Burada uzun uzun ekonomi dersi anlatmayacağım. Ancak önce kısa bir tanım yapalım. Enflasyon, fiyatlar genel seviyesindeki artış hızıdır. Ekonomistler, Enflasyon - Kur - Faiz üçlemesini bir arada çok konuşurlar! Nedeni ise aralarındaki bağlantılı ilişkilerdir!
Ancak biz sadece enflasyondan bahsedeceğiz! Piyasaların genel bir kuralı vardır, kıt malların fiyatları yüksek olur ve hızlı artar. Fiyatları aşağıda tutabilmek için üretmek gerekir. Burada ast olan ucuza üretmektir. Bunun için de yatırım ve üretim maliyetlerinin düşük olması gerekir.

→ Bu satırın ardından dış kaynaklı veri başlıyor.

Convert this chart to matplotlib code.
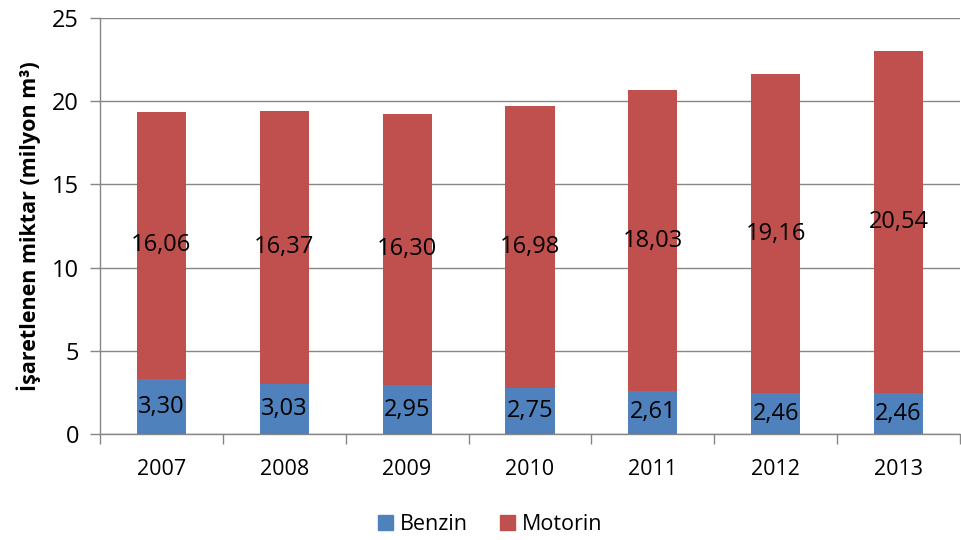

Ülkemizde tam da bu noktada sorun yaşamaktadır! Kur, faiz ve enflasyon sarmalı. Bu sarmaldan çıkmanın yolları vardır. Enflasyon faiz ve kur, maliyetleri yükselten en önemli unsurlardandır.
Türkiye'deki enflasyonun türü ise maliyet enflasyonudur! Maliyetler arttıkça fiyatlar yükselir, yatırımcı enflasyonist bir ekonomide yatırımdan kaçınır. Bunun çözümü salt para politikaları asla değildir! En başta döviz gereksinimini minimum seviyeye indirmek gerekir! Bunun için ise lüks ithalatı minimuma indirmek gerekir! Tam bu noktada maliye politikaları uygulanması gerekir!
Yani lüks ithalata yüksek vergiler koyarak ithal ikamesi ile içeride üretim katı bir şekilde desteklenmeli! Bu önce maliyetleri yükseltir ama sonra aşağı çeker. Bu da orta vadeli bir programla gerçekleşir. Bu aşamada maliyetlerin önce artışı sonra düşüşü yaşanır. Maliyetler düştükten sonra yabancı yatırımlar hız kazanır. Kısaca yerli üretim çözüm yoludur. Başta yavaş işlese de sonuç mükemmeldir. Ülkemizde özellikle savunma sanayi başta olmak üzere bunun başarıldığı görülmüştür.
Ülkemizde bu yönde umutvar çalışmalar yürütülmektedir. İç üretimin artmasıyla birlikte başta yükselme eğilimindeki döviz ihtiyacı da azalacaktır. Artan üretim enflasyonda kalıcı çözümlerin yolu açılmış olacaktır.
Düşen enflasyonla birlikte artan üretim ihracatı da arttıracaktır. Bir ülke ekonomisini, aile ekonomisine indirgersek, baba 50.000 TL kazanırken, evlatlar özel zevklerine bunu, har vurup harman savurursa, ortada aile kalmaz, darmadağın olur!
Bu örnekten hareketle bu işin de bir ahlakı ve sorumluluğu vardır. Yani ülke fertleri kendini ülkesinde tam bir aile ferdi gibi hissetmedikçe, bunun ahlak ayağı eksik kalır! Babamıza hakaret edenin dükkanından ciklet almayız, ama vatanımızı yok etmek isteyenlerin ekmeğini yemek için kuyruğa gireriz!
İşte bu da işin bir başka boyutudur! Ekonomi ürettikçe güçlenir. Güçlü ekonomilerde milli para değerli olur. (Kur düşük) Faiz düşük olur. Enflasyon da düşük olur. İşin temeli üretmektir. Bunun problemi üretim maliyetidir. Bu nedenle verimlilik artışı çok önemlidir.
BEKLENTİLER: İşin en başında çok iyi bir tanıtımla beklentileri uzmanca ve doğru yönetmektir.
Beklentileri yönetmek geleceği yönetmektir. Bizim en önemli sorunlarımız,
- Ticari ahlak
- Liyakat
- Yönetsel beceriler
- Beklentileri yönetmek
- Verimlilik
- Girişimci ruh
Zamanında kapatılan uçak ve otomobil fabrikalarının neden kapatıldığından ders alırsak bu yazının idrakine varırız.
Ülkemizde bu yolda bir farkındalık oluşmuş ve devam etmektedir. Önce kendimize inanacağız. Ben Türkiye'yi mükemmel bir geleceğin beklediğine çok ama çok inanıyorum! Siz de inanın!
Anamıza babamıza güzel bir evlat olmak kadar, vatanımıza da güzel bir evlat olmak hepimizin hedefi olmalı! Bu arada güncel olması nedeniyle geçemediğim bir husus var. Ceza kanunları. Ülkemizde vatana ihanet ve terör en ağır ve indirim uygulanmadan ceza almalı. Kamuya ve şahıslara verilen zararlar bu kanun tanımazlara ödetilmeli. Kısas uygulaması getirilmelidir.